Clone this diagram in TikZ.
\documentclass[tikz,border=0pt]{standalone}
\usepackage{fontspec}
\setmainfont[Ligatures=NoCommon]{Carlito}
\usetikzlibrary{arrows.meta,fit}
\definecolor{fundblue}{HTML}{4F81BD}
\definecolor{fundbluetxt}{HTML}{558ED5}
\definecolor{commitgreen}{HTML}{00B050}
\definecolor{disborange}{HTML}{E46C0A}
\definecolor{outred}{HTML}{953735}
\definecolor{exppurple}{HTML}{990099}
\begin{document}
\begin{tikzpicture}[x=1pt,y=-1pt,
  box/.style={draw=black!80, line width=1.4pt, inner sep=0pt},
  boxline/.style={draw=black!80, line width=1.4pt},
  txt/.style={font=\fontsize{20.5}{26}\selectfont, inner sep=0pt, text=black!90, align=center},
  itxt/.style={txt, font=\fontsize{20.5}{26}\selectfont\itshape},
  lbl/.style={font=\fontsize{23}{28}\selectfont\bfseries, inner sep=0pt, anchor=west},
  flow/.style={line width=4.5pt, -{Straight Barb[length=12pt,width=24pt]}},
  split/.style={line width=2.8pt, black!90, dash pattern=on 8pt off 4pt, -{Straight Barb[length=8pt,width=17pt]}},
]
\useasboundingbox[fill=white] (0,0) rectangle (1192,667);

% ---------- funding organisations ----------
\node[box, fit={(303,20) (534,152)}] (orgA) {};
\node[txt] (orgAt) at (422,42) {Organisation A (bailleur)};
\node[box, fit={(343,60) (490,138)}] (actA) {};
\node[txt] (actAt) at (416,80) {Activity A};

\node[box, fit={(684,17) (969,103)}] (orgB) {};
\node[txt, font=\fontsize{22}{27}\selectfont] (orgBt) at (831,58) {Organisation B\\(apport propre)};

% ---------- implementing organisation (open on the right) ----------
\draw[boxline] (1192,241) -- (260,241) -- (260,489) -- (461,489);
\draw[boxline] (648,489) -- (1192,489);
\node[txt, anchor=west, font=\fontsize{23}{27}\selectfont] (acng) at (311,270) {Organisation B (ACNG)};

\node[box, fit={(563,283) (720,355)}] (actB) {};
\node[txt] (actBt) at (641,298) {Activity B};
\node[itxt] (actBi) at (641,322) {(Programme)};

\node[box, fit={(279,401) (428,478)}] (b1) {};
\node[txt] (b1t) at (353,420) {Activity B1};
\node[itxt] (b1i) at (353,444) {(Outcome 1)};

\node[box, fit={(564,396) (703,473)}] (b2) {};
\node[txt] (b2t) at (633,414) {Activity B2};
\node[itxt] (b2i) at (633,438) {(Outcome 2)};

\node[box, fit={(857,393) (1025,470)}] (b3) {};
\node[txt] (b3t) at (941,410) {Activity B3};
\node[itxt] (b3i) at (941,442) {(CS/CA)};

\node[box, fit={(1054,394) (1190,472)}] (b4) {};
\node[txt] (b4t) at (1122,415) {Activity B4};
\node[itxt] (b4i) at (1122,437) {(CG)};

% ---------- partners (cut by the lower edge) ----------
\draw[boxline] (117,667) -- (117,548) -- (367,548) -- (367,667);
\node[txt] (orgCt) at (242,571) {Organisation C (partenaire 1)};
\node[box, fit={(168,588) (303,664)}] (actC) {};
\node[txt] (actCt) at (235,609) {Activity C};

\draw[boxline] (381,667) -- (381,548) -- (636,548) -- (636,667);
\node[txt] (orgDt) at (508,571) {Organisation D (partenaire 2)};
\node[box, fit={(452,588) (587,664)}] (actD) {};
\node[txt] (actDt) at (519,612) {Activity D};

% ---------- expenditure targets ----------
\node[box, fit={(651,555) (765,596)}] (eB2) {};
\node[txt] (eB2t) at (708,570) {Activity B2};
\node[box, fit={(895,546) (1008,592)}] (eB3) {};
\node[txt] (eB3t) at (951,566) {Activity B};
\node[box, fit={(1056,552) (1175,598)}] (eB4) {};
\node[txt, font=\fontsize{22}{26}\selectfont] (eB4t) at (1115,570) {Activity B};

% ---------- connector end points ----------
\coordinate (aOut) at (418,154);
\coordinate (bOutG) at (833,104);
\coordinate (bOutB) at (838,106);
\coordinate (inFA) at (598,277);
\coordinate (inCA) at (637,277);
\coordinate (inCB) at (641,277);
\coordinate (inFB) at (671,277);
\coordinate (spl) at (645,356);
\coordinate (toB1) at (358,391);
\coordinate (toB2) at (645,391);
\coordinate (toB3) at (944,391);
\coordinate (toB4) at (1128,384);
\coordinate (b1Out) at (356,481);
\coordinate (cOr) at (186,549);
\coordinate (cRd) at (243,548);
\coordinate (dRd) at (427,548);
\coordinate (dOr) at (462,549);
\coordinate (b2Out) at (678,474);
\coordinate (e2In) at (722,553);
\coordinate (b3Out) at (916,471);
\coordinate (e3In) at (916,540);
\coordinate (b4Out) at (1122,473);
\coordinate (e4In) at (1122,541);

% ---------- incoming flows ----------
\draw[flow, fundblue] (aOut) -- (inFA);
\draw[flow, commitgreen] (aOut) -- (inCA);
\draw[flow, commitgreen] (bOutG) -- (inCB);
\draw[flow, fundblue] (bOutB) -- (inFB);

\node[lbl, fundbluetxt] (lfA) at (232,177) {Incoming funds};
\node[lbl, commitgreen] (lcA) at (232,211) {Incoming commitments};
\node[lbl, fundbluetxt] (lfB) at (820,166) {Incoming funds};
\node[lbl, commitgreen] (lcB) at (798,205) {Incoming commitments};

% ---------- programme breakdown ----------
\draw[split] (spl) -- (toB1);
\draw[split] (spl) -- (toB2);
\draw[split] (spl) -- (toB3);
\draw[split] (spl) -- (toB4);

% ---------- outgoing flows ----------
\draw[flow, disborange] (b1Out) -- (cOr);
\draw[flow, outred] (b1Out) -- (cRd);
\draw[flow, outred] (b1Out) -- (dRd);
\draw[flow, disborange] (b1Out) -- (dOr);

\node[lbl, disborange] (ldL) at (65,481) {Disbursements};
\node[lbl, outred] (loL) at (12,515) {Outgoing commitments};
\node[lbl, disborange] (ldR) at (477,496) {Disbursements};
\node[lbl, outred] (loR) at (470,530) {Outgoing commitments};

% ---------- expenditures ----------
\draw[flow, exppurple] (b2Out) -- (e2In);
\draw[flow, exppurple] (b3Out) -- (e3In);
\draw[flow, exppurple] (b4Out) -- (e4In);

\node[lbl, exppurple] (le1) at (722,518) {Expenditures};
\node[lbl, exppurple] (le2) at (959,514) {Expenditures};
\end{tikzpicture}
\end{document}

◆ Do this: From the first line above through the line that contains "(b1i) at (353,444)", quote each line exactly. Output nothing more.

◆ Exercise output:
Clone this diagram in TikZ.
\documentclass[tikz,border=0pt]{standalone}
\usepackage{fontspec}
\setmainfont[Ligatures=NoCommon]{Carlito}
\usetikzlibrary{arrows.meta,fit}
\definecolor{fundblue}{HTML}{4F81BD}
\definecolor{fundbluetxt}{HTML}{558ED5}
\definecolor{commitgreen}{HTML}{00B050}
\definecolor{disborange}{HTML}{E46C0A}
\definecolor{outred}{HTML}{953735}
\definecolor{exppurple}{HTML}{990099}
\begin{document}
\begin{tikzpicture}[x=1pt,y=-1pt,
  box/.style={draw=black!80, line width=1.4pt, inner sep=0pt},
  boxline/.style={draw=black!80, line width=1.4pt},
  txt/.style={font=\fontsize{20.5}{26}\selectfont, inner sep=0pt, text=black!90, align=center},
  itxt/.style={txt, font=\fontsize{20.5}{26}\selectfont\itshape},
  lbl/.style={font=\fontsize{23}{28}\selectfont\bfseries, inner sep=0pt, anchor=west},
  flow/.style={line width=4.5pt, -{Straight Barb[length=12pt,width=24pt]}},
  split/.style={line width=2.8pt, black!90, dash pattern=on 8pt off 4pt, -{Straight Barb[length=8pt,width=17pt]}},
]
\useasboundingbox[fill=white] (0,0) rectangle (1192,667);

% ---------- funding organisations ----------
\node[box, fit={(303,20) (534,152)}] (orgA) {};
\node[txt] (orgAt) at (422,42) {Organisation A (bailleur)};
\node[box, fit={(343,60) (490,138)}] (actA) {};
\node[txt] (actAt) at (416,80) {Activity A};

\node[box, fit={(684,17) (969,103)}] (orgB) {};
\node[txt, font=\fontsize{22}{27}\selectfont] (orgBt) at (831,58) {Organisation B\\(apport propre)};

% ---------- implementing organisation (open on the right) ----------
\draw[boxline] (1192,241) -- (260,241) -- (260,489) -- (461,489);
\draw[boxline] (648,489) -- (1192,489);
\node[txt, anchor=west, font=\fontsize{23}{27}\selectfont] (acng) at (311,270) {Organisation B (ACNG)};

\node[box, fit={(563,283) (720,355)}] (actB) {};
\node[txt] (actBt) at (641,298) {Activity B};
\node[itxt] (actBi) at (641,322) {(Programme)};

\node[box, fit={(279,401) (428,478)}] (b1) {};
\node[txt] (b1t) at (353,420) {Activity B1};
\node[itxt] (b1i) at (353,444) {(Outcome 1)};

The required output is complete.